• WHAT IS ASKED
Find how many lines hold the word "this". Give only the number.

▼

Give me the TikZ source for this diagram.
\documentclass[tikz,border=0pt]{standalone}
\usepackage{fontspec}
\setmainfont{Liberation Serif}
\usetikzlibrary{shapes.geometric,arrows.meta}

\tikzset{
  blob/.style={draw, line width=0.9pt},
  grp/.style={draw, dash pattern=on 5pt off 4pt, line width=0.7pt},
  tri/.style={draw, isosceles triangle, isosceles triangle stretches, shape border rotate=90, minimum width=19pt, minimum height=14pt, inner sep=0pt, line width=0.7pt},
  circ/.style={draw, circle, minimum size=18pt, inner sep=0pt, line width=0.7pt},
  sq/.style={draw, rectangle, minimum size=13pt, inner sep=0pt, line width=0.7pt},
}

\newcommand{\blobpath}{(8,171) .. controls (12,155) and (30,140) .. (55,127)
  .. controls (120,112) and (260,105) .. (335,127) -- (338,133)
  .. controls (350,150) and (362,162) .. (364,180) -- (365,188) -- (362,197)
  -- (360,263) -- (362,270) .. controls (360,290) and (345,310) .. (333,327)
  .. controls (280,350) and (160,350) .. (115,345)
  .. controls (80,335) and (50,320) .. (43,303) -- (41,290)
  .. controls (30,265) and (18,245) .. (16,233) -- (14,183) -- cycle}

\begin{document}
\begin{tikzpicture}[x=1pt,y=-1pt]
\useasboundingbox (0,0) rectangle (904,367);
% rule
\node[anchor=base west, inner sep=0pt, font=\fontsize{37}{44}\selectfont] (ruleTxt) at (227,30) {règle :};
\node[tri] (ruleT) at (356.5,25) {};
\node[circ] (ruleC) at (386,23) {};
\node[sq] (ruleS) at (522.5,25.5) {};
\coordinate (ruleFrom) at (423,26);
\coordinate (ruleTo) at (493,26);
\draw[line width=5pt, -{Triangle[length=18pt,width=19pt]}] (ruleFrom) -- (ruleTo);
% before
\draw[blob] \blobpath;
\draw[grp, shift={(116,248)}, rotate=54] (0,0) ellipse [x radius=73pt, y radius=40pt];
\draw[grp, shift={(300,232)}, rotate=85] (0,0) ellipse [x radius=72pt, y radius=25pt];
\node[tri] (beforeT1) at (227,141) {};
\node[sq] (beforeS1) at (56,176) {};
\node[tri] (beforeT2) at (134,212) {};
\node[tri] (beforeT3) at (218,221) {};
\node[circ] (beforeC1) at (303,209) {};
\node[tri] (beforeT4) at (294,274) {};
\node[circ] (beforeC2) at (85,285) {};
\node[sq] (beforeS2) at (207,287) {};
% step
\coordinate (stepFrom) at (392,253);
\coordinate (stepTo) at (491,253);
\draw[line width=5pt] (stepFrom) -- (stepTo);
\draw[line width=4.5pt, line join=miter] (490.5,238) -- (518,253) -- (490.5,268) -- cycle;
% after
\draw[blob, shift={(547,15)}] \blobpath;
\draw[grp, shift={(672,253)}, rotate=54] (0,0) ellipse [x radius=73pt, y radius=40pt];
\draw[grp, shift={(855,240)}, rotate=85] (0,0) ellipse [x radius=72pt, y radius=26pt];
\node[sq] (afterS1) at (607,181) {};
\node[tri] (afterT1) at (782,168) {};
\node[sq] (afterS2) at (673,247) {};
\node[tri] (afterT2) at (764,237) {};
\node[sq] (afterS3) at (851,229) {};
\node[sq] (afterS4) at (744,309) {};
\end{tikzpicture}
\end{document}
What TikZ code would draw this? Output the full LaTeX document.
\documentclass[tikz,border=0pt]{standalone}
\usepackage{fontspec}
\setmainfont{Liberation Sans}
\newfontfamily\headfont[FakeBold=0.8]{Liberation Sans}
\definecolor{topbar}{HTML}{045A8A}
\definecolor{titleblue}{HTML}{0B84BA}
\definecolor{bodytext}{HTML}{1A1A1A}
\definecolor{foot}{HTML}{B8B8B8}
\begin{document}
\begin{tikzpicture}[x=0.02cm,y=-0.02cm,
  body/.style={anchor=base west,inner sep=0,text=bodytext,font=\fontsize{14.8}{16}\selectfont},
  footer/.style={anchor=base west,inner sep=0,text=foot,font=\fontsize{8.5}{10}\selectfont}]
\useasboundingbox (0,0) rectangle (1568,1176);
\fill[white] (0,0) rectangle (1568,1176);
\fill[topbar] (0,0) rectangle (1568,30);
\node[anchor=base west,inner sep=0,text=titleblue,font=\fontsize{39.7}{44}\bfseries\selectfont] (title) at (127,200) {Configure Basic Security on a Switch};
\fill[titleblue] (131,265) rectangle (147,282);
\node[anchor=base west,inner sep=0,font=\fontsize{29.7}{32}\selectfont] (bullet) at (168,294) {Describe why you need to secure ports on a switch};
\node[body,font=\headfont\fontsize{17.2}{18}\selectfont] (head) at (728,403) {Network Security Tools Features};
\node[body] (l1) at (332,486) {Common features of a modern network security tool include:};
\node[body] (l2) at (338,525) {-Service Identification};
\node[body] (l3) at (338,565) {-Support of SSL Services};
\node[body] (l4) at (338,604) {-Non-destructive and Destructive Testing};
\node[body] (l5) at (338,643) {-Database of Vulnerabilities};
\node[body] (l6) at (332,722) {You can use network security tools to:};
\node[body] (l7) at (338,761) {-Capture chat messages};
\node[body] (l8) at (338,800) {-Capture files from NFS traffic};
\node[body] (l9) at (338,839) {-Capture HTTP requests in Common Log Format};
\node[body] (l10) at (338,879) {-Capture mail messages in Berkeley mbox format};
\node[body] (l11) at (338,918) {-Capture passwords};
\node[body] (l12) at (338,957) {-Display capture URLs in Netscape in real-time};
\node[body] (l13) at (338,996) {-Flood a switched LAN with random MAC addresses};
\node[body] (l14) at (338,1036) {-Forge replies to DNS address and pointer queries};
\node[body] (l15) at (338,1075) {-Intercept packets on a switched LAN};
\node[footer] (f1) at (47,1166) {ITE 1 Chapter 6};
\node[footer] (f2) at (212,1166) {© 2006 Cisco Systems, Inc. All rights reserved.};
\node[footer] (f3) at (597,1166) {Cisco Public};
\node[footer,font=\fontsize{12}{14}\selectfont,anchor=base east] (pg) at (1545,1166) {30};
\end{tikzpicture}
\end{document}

▲
▼

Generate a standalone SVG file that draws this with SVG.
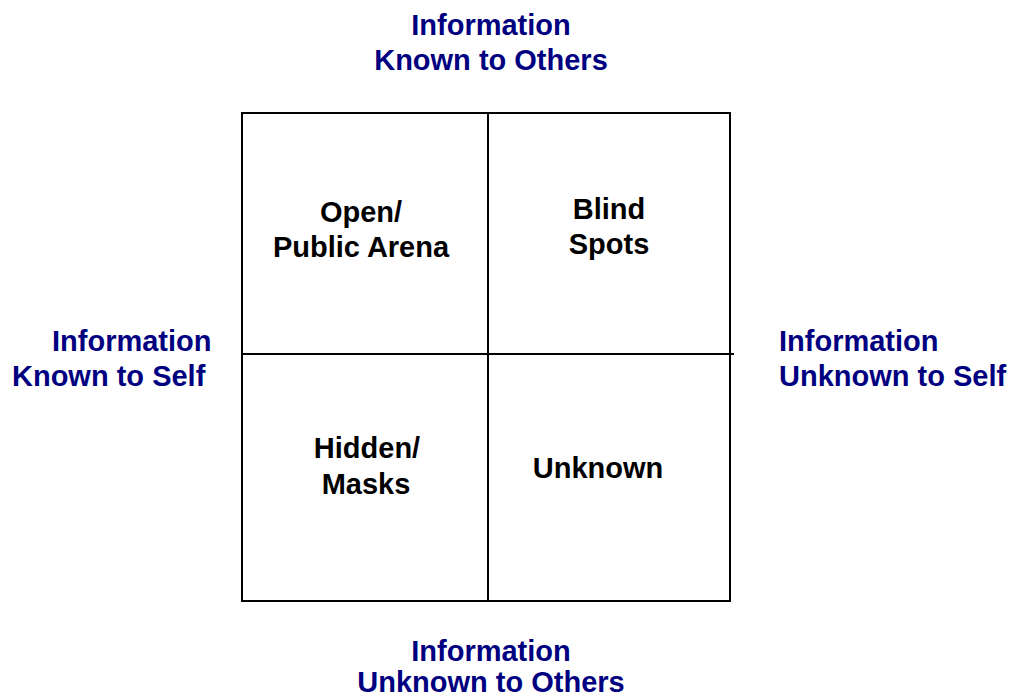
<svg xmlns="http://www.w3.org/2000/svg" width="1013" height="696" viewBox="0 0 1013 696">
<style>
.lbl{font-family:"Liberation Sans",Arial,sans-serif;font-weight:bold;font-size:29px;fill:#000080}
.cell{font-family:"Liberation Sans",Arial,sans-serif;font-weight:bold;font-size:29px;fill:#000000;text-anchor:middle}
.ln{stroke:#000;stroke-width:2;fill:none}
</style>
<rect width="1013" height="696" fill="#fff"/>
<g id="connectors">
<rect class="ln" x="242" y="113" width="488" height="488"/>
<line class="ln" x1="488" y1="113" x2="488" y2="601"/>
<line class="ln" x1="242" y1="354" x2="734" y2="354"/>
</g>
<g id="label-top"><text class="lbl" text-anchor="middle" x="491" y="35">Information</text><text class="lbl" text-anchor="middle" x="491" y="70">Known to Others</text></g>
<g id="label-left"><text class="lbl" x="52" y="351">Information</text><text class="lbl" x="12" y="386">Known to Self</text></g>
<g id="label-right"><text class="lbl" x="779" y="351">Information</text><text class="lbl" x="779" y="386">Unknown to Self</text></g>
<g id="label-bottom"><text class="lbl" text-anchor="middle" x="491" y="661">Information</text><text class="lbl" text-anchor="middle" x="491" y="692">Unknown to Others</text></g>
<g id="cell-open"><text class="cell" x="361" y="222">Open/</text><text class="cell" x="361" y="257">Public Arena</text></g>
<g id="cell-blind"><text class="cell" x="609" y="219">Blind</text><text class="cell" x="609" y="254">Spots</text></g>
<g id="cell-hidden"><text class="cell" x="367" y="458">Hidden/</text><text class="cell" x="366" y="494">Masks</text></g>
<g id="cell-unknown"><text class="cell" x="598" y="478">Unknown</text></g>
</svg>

▲

• THE REPLY
3